▶ _What needs to be done_:
Go through the material and write it all out exactly, minus the pictures.

▶ _Dataset section_:
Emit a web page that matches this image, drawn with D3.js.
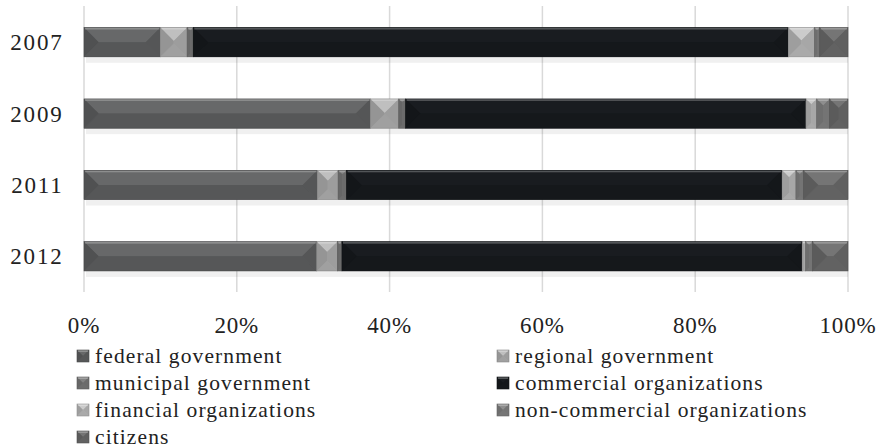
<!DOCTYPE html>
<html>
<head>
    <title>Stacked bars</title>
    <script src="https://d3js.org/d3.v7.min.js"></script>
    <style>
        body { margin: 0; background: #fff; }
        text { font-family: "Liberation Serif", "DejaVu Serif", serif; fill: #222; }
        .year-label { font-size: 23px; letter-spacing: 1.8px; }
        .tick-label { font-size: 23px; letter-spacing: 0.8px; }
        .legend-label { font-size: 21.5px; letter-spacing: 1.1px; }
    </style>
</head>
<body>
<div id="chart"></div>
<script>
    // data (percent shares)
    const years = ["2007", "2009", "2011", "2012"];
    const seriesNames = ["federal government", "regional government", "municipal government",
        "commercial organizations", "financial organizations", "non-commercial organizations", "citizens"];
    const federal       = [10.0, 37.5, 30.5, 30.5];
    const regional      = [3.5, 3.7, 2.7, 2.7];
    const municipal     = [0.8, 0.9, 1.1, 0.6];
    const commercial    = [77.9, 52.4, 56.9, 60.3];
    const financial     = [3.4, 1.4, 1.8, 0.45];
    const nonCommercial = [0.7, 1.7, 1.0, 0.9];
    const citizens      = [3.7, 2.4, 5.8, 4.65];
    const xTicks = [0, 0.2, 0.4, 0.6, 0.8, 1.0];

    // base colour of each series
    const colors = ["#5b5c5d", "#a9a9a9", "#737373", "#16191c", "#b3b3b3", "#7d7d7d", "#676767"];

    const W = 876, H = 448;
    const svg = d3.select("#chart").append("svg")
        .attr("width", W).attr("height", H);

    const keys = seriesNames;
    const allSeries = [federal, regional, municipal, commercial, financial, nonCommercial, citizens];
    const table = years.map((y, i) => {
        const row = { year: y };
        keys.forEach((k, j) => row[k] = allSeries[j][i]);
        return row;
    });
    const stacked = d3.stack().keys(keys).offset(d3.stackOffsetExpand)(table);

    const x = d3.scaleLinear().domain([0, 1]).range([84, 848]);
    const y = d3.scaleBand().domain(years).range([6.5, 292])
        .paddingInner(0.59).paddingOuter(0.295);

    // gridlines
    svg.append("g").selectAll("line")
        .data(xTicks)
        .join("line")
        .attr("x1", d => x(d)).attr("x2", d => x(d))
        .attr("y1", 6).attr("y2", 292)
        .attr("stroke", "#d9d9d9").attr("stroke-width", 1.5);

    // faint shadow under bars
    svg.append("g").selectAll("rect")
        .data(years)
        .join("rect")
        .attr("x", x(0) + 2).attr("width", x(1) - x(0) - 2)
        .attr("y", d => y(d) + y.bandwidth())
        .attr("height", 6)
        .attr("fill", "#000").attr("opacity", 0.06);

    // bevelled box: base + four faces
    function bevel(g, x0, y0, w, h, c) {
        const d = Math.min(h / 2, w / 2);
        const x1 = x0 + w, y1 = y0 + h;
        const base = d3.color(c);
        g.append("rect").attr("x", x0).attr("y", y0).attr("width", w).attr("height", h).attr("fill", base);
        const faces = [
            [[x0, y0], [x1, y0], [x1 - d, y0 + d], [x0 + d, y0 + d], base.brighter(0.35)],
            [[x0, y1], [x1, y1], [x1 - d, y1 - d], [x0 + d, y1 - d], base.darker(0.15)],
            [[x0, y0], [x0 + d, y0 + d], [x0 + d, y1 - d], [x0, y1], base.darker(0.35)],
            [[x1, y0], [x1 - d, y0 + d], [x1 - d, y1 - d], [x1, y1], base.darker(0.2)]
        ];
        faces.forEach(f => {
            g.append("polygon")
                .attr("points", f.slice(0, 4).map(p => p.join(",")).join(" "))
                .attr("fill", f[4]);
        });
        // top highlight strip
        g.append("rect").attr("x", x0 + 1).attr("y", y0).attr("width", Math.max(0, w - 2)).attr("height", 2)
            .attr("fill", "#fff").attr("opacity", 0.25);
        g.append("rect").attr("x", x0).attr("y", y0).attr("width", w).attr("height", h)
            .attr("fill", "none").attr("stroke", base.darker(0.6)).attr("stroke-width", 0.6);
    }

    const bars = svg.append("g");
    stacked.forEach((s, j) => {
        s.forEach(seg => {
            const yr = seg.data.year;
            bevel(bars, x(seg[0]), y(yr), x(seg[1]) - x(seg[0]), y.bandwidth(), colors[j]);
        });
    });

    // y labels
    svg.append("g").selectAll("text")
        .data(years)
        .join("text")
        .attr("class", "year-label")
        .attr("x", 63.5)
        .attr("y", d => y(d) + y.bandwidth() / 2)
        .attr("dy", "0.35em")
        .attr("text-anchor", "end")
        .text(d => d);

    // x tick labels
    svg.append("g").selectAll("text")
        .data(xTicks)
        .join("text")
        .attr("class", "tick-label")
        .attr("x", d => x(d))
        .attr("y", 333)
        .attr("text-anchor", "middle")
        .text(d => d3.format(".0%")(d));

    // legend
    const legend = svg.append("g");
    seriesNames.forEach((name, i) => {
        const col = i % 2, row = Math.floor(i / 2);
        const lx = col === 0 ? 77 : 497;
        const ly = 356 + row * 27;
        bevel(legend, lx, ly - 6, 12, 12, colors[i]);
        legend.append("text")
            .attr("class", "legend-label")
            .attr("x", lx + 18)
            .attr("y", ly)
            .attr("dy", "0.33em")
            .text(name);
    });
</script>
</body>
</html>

▶ _Completed exercise_:
Emit a web page that matches this image, drawn with D3.js.
<!DOCTYPE html>
<html>
<head>
    <title>Stacked bars</title>
    <script src="https://d3js.org/d3.v7.min.js"></script>
    <style>
        body { margin: 0; background: #fff; }
        text { font-family: "Liberation Serif", "DejaVu Serif", serif; fill: #222; }
        .year-label { font-size: 23px; letter-spacing: 1.8px; }
        .tick-label { font-size: 23px; letter-spacing: 0.8px; }
        .legend-label { font-size: 21.5px; letter-spacing: 1.1px; }
    </style>
</head>
<body>
<div id="chart"></div>
<script>
    // data (percent shares)
    const years = ["2007", "2009", "2011", "2012"];
    const seriesNames = ["federal government", "regional government", "municipal government",
        "commercial organizations", "financial organizations", "non-commercial organizations", "citizens"];
    const federal       = [10.0, 37.5, 30.5, 30.5];
    const regional      = [3.5, 3.7, 2.7, 2.7];
    const municipal     = [0.8, 0.9, 1.1, 0.6];
    const commercial    = [77.9, 52.4, 56.9, 60.3];
    const financial     = [3.4, 1.4, 1.8, 0.45];
    const nonCommercial = [0.7, 1.7, 1.0, 0.9];
    const citizens      = [3.7, 2.4, 5.8, 4.65];
    const xTicks = [0, 0.2, 0.4, 0.6, 0.8, 1.0];

    // base colour of each series
    const colors = ["#5b5c5d", "#a9a9a9", "#737373", "#16191c", "#b3b3b3", "#7d7d7d", "#676767"];

    const W = 876, H = 448;
    const svg = d3.select("#chart").append("svg")
        .attr("width", W).attr("height", H);

    const keys = seriesNames;
    const allSeries = [federal, regional, municipal, commercial, financial, nonCommercial, citizens];
    const table = years.map((y, i) => {
        const row = { year: y };
        keys.forEach((k, j) => row[k] = allSeries[j][i]);
        return row;
    });
    const stacked = d3.stack().keys(keys).offset(d3.stackOffsetExpand)(table);

    const x = d3.scaleLinear().domain([0, 1]).range([84, 848]);
    const y = d3.scaleBand().domain(years).range([6.5, 292])
        .paddingInner(0.59).paddingOuter(0.295);

    // gridlines
    svg.append("g").selectAll("line")
        .data(xTicks)
        .join("line")
        .attr("x1", d => x(d)).attr("x2", d => x(d))
        .attr("y1", 6).attr("y2", 292)
        .attr("stroke", "#d9d9d9").attr("stroke-width", 1.5);

    // faint shadow under bars
    svg.append("g").selectAll("rect")
        .data(years)
        .join("rect")
        .attr("x", x(0) + 2).attr("width", x(1) - x(0) - 2)
        .attr("y", d => y(d) + y.bandwidth())
        .attr("height", 6)
        .attr("fill", "#000").attr("opacity", 0.06);

    // bevelled box: base + four faces
    function bevel(g, x0, y0, w, h, c) {
        const d = Math.min(h / 2, w / 2);
        const x1 = x0 + w, y1 = y0 + h;
        const base = d3.color(c);
        g.append("rect").attr("x", x0).attr("y", y0).attr("width", w).attr("height", h).attr("fill", base);
        const faces = [
            [[x0, y0], [x1, y0], [x1 - d, y0 + d], [x0 + d, y0 + d], base.brighter(0.35)],
            [[x0, y1], [x1, y1], [x1 - d, y1 - d], [x0 + d, y1 - d], base.darker(0.15)],
            [[x0, y0], [x0 + d, y0 + d], [x0 + d, y1 - d], [x0, y1], base.darker(0.35)],
            [[x1, y0], [x1 - d, y0 + d], [x1 - d, y1 - d], [x1, y1], base.darker(0.2)]
        ];
        faces.forEach(f => {
            g.append("polygon")
                .attr("points", f.slice(0, 4).map(p => p.join(",")).join(" "))
                .attr("fill", f[4]);
        });
        // top highlight strip
        g.append("rect").attr("x", x0 + 1).attr("y", y0).attr("width", Math.max(0, w - 2)).attr("height", 2)
            .attr("fill", "#fff").attr("opacity", 0.25);
        g.append("rect").attr("x", x0).attr("y", y0).attr("width", w).attr("height", h)
            .attr("fill", "none").attr("stroke", base.darker(0.6)).attr("stroke-width", 0.6);
    }

    const bars = svg.append("g");
    stacked.forEach((s, j) => {
        s.forEach(seg => {
            const yr = seg.data.year;
            bevel(bars, x(seg[0]), y(yr), x(seg[1]) - x(seg[0]), y.bandwidth(), colors[j]);
        });
    });

    // y labels
    svg.append("g").selectAll("text")
        .data(years)
        .join("text")
        .attr("class", "year-label")
        .attr("x", 63.5)
        .attr("y", d => y(d) + y.bandwidth() / 2)
        .attr("dy", "0.35em")
        .attr("text-anchor", "end")
        .text(d => d);

    // x tick labels
    svg.append("g").selectAll("text")
        .data(xTicks)
        .join("text")
        .attr("class", "tick-label")
        .attr("x", d => x(d))
        .attr("y", 333)
        .attr("text-anchor", "middle")
        .text(d => d3.format(".0%")(d));

    // legend
    const legend = svg.append("g");
    seriesNames.forEach((name, i) => {
        const col = i % 2, row = Math.floor(i / 2);
        const lx = col === 0 ? 77 : 497;
        const ly = 356 + row * 27;
        bevel(legend, lx, ly - 6, 12, 12, colors[i]);
        legend.append("text")
            .attr("class", "legend-label")
            .attr("x", lx + 18)
            .attr("y", ly)
            .attr("dy", "0.33em")
            .text(name);
    });
</script>
</body>
</html>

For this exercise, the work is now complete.